# STATED EXERCISE
Leaving out all images, write out the records that follow exactly.

# RECORDS FOR THIS TASK
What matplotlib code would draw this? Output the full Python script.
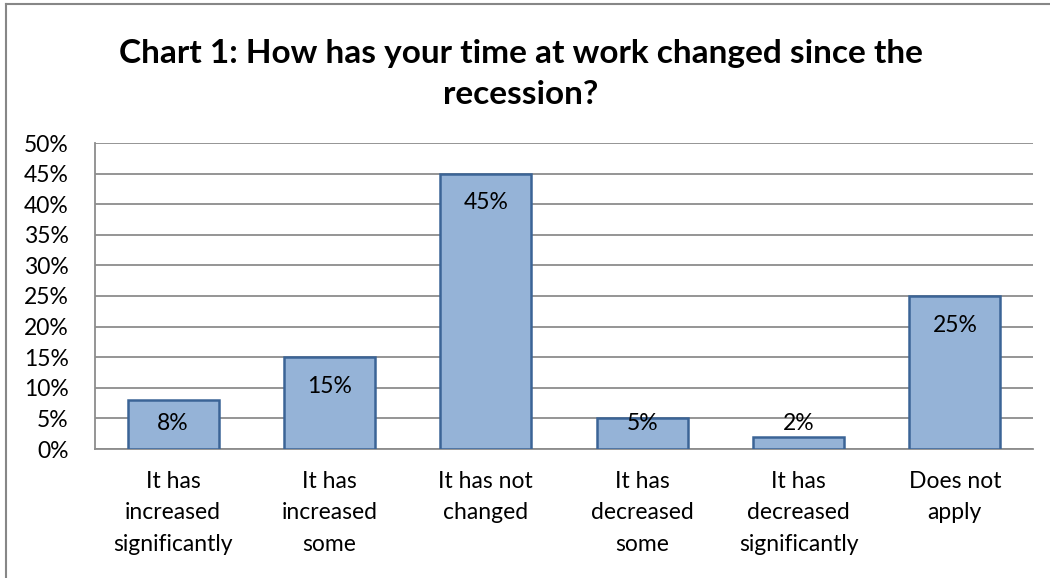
import matplotlib.pyplot as plt
from matplotlib.lines import Line2D

categories = ['It has\nincreased\nsignificantly', 'It has\nincreased\nsome', 'It has not\nchanged',
              'It has\ndecreased\nsome', 'It has\ndecreased\nsignificantly', 'Does not\napply']
values = [8, 15, 45, 5, 2, 25]
yticks = [0, 5, 10, 15, 20, 25, 30, 35, 40, 45, 50]

plt.rcParams['font.family'] = ['Lato', 'DejaVu Sans']

W, H = 1050, 578
fig = plt.figure(figsize=(W / 100, H / 100), dpi=100)
ax = fig.add_axes([95 / W, 1 - 449 / H, (1033 - 95) / W, (449 - 143) / H])

x = range(len(values))
ax.bar(x, values, width=0.58, color='#95B3D7', edgecolor='#3B6496', linewidth=1.8, zorder=3)

# value labels sit inside the top of each bar, never lower than a floor
for i, v in enumerate(values):
    ax.text(i, max(v - 4.75, 4.1), '%d%%' % v, ha='center', va='center', fontsize=16.5, zorder=4)

ax.set_xlim(-0.5, len(values) - 0.5)
ax.set_ylim(0, 50)
ax.set_yticks(yticks)
ax.set_yticklabels(['%d%%' % t for t in yticks], fontsize=16.5)
ax.set_xticks(list(x))
ax.set_xticklabels(categories, fontsize=16.5, linespacing=1.6)
ax.tick_params(axis='both', length=0)
ax.tick_params(axis='y', pad=19)
ax.tick_params(axis='x', pad=16)
ax.yaxis.grid(True, color='#8C8C8C', linewidth=1.3, zorder=0)
for s in ['top', 'right']:
    ax.spines[s].set_visible(False)
for s in ['left', 'bottom']:
    ax.spines[s].set_color('#8C8C8C')
    ax.spines[s].set_linewidth(1.3)

fig.text(521 / W, 1 - 74 / H, 'Chart 1: How has your time at work changed since the\nrecession?',
         ha='center', va='center', fontsize=24, fontweight='bold', linespacing=1.5)

# chart frame (top and left edges)
fig.add_artist(Line2D([6 / W, 1], [1 - 4 / H, 1 - 4 / H], color='#878787', linewidth=1.5))
fig.add_artist(Line2D([6 / W, 6 / W], [0, 1 - 4 / H], color='#878787', linewidth=1.5))

fig.savefig('out.png', dpi=100)
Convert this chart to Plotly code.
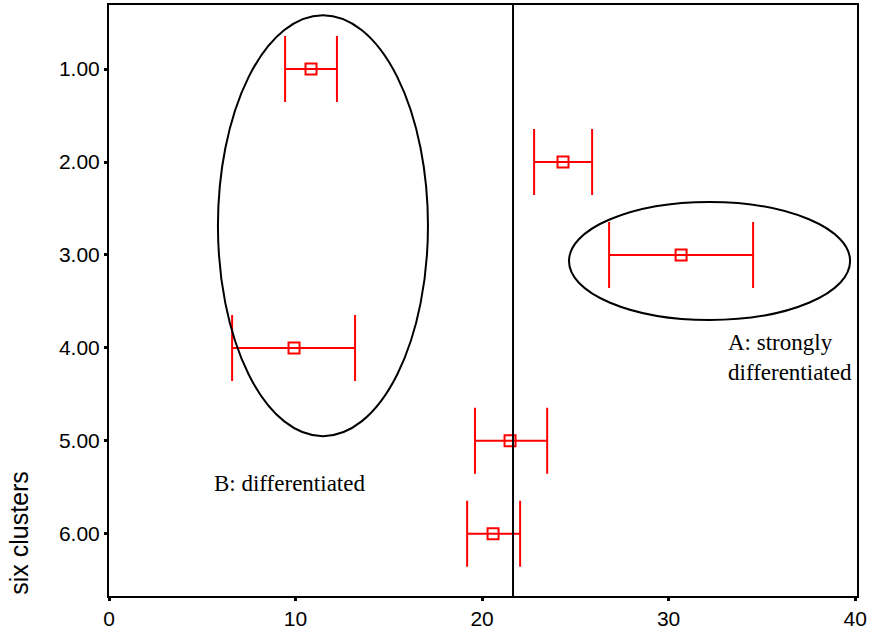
import plotly.graph_objects as go

clusters = [1, 2, 3, 4, 5, 6]
means = [10.83, 24.34, 30.67, 9.92, 21.50, 20.59]
lower = [9.44, 22.79, 26.81, 6.60, 19.62, 19.20]
upper = [12.22, 25.90, 34.53, 13.19, 23.49, 22.04]
ref_line_x = 21.66
ellipse_A = dict(x0=24.66, x1=39.73, y0=2.43, y1=3.70)
ellipse_B = dict(x0=5.84, x1=17.10, y0=0.42, y1=4.95)
x_ticks = [0, 10, 20, 30, 40]
y_ticks = [1, 2, 3, 4, 5, 6]
y_tick_labels = ["1.00", "2.00", "3.00", "4.00", "5.00", "6.00"]

fig = go.Figure()
fig.add_trace(go.Scatter(
    x=means, y=clusters, mode="markers",
    marker=dict(symbol="square-open", size=11, color="red", line=dict(width=2, color="red")),
    error_x=dict(type="data", symmetric=False,
                 array=[u - m for u, m in zip(upper, means)],
                 arrayminus=[m - l for m, l in zip(means, lower)],
                 color="red", thickness=2, width=33),
    showlegend=False,
))

fig.add_shape(type="line", xref="x", yref="paper", x0=ref_line_x, x1=ref_line_x, y0=0, y1=1,
              line=dict(color="black", width=2))
for e in (ellipse_A, ellipse_B):
    fig.add_shape(type="circle", xref="x", yref="y", line=dict(color="black", width=2), **e)

fig.add_annotation(x=36.5, y=4.10, xref="x", yref="y", text="A: strongly<br>differentiated",
                   showarrow=False, align="left",
                   font=dict(family="Liberation Serif", size=23, color="black"))
fig.add_annotation(x=9.7, y=5.46, xref="x", yref="y", text="B: differentiated",
                   showarrow=False, font=dict(family="Liberation Serif", size=23, color="black"))
fig.add_annotation(x=-0.1203, y=0.107, xref="paper", yref="paper", text="six clusters",
                   showarrow=False, textangle=-90, xanchor="center", yanchor="middle",
                   font=dict(family="Liberation Sans", size=25, color="black"))

fig.update_xaxes(range=[0, 40.1], tickvals=x_ticks, ticks="outside", ticklen=3, tickwidth=3,
                 tickcolor="black", showline=True, linecolor="black", linewidth=2, mirror=True,
                 showgrid=False, zeroline=False, automargin=False,
                 tickfont=dict(family="Liberation Sans", size=21, color="black"))
fig.update_yaxes(range=[6.67, 0.31], tickvals=y_ticks, ticktext=y_tick_labels, ticks="outside",
                 ticklen=3, tickwidth=3, tickcolor="black", showline=True, linecolor="black",
                 linewidth=2, mirror=True, showgrid=False, zeroline=False, automargin=False,
                 tickfont=dict(family="Liberation Sans", size=21, color="black"))
fig.update_layout(width=872, height=638, margin=dict(l=109, r=15, t=5, b=42),
                  plot_bgcolor="white", paper_bgcolor="white")
fig.write_html("out.html", config={"displayModeBar": False},
               post_script="document.body.style.margin='0';")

# SOLUTION FOR THIS EXERCISE
What matplotlib code would draw this? Output the full Python script.
import matplotlib.pyplot as plt
from matplotlib.lines import Line2D

categories = ['It has\nincreased\nsignificantly', 'It has\nincreased\nsome', 'It has not\nchanged',
              'It has\ndecreased\nsome', 'It has\ndecreased\nsignificantly', 'Does not\napply']
values = [8, 15, 45, 5, 2, 25]
yticks = [0, 5, 10, 15, 20, 25, 30, 35, 40, 45, 50]

plt.rcParams['font.family'] = ['Lato', 'DejaVu Sans']

W, H = 1050, 578
fig = plt.figure(figsize=(W / 100, H / 100), dpi=100)
ax = fig.add_axes([95 / W, 1 - 449 / H, (1033 - 95) / W, (449 - 143) / H])

x = range(len(values))
ax.bar(x, values, width=0.58, color='#95B3D7', edgecolor='#3B6496', linewidth=1.8, zorder=3)

# value labels sit inside the top of each bar, never lower than a floor
for i, v in enumerate(values):
    ax.text(i, max(v - 4.75, 4.1), '%d%%' % v, ha='center', va='center', fontsize=16.5, zorder=4)

ax.set_xlim(-0.5, len(values) - 0.5)
ax.set_ylim(0, 50)
ax.set_yticks(yticks)
ax.set_yticklabels(['%d%%' % t for t in yticks], fontsize=16.5)
ax.set_xticks(list(x))
ax.set_xticklabels(categories, fontsize=16.5, linespacing=1.6)
ax.tick_params(axis='both', length=0)
ax.tick_params(axis='y', pad=19)
ax.tick_params(axis='x', pad=16)
ax.yaxis.grid(True, color='#8C8C8C', linewidth=1.3, zorder=0)
for s in ['top', 'right']:
    ax.spines[s].set_visible(False)
for s in ['left', 'bottom']:
    ax.spines[s].set_color('#8C8C8C')
    ax.spines[s].set_linewidth(1.3)

fig.text(521 / W, 1 - 74 / H, 'Chart 1: How has your time at work changed since the\nrecession?',
         ha='center', va='center', fontsize=24, fontweight='bold', linespacing=1.5)

# chart frame (top and left edges)
fig.add_artist(Line2D([6 / W, 1], [1 - 4 / H, 1 - 4 / H], color='#878787', linewidth=1.5))
fig.add_artist(Line2D([6 / W, 6 / W], [0, 1 - 4 / H], color='#878787', linewidth=1.5))

fig.savefig('out.png', dpi=100)
Convert this chart to Plotly code.
import plotly.graph_objects as go

clusters = [1, 2, 3, 4, 5, 6]
means = [10.83, 24.34, 30.67, 9.92, 21.50, 20.59]
lower = [9.44, 22.79, 26.81, 6.60, 19.62, 19.20]
upper = [12.22, 25.90, 34.53, 13.19, 23.49, 22.04]
ref_line_x = 21.66
ellipse_A = dict(x0=24.66, x1=39.73, y0=2.43, y1=3.70)
ellipse_B = dict(x0=5.84, x1=17.10, y0=0.42, y1=4.95)
x_ticks = [0, 10, 20, 30, 40]
y_ticks = [1, 2, 3, 4, 5, 6]
y_tick_labels = ["1.00", "2.00", "3.00", "4.00", "5.00", "6.00"]

fig = go.Figure()
fig.add_trace(go.Scatter(
    x=means, y=clusters, mode="markers",
    marker=dict(symbol="square-open", size=11, color="red", line=dict(width=2, color="red")),
    error_x=dict(type="data", symmetric=False,
                 array=[u - m for u, m in zip(upper, means)],
                 arrayminus=[m - l for m, l in zip(means, lower)],
                 color="red", thickness=2, width=33),
    showlegend=False,
))

fig.add_shape(type="line", xref="x", yref="paper", x0=ref_line_x, x1=ref_line_x, y0=0, y1=1,
              line=dict(color="black", width=2))
for e in (ellipse_A, ellipse_B):
    fig.add_shape(type="circle", xref="x", yref="y", line=dict(color="black", width=2), **e)

fig.add_annotation(x=36.5, y=4.10, xref="x", yref="y", text="A: strongly<br>differentiated",
                   showarrow=False, align="left",
                   font=dict(family="Liberation Serif", size=23, color="black"))
fig.add_annotation(x=9.7, y=5.46, xref="x", yref="y", text="B: differentiated",
                   showarrow=False, font=dict(family="Liberation Serif", size=23, color="black"))
fig.add_annotation(x=-0.1203, y=0.107, xref="paper", yref="paper", text="six clusters",
                   showarrow=False, textangle=-90, xanchor="center", yanchor="middle",
                   font=dict(family="Liberation Sans", size=25, color="black"))

fig.update_xaxes(range=[0, 40.1], tickvals=x_ticks, ticks="outside", ticklen=3, tickwidth=3,
                 tickcolor="black", showline=True, linecolor="black", linewidth=2, mirror=True,
                 showgrid=False, zeroline=False, automargin=False,
                 tickfont=dict(family="Liberation Sans", size=21, color="black"))
fig.update_yaxes(range=[6.67, 0.31], tickvals=y_ticks, ticktext=y_tick_labels, ticks="outside",
                 ticklen=3, tickwidth=3, tickcolor="black", showline=True, linecolor="black",
                 linewidth=2, mirror=True, showgrid=False, zeroline=False, automargin=False,
                 tickfont=dict(family="Liberation Sans", size=21, color="black"))
fig.update_layout(width=872, height=638, margin=dict(l=109, r=15, t=5, b=42),
                  plot_bgcolor="white", paper_bgcolor="white")
fig.write_html("out.html", config={"displayModeBar": False},
               post_script="document.body.style.margin='0';")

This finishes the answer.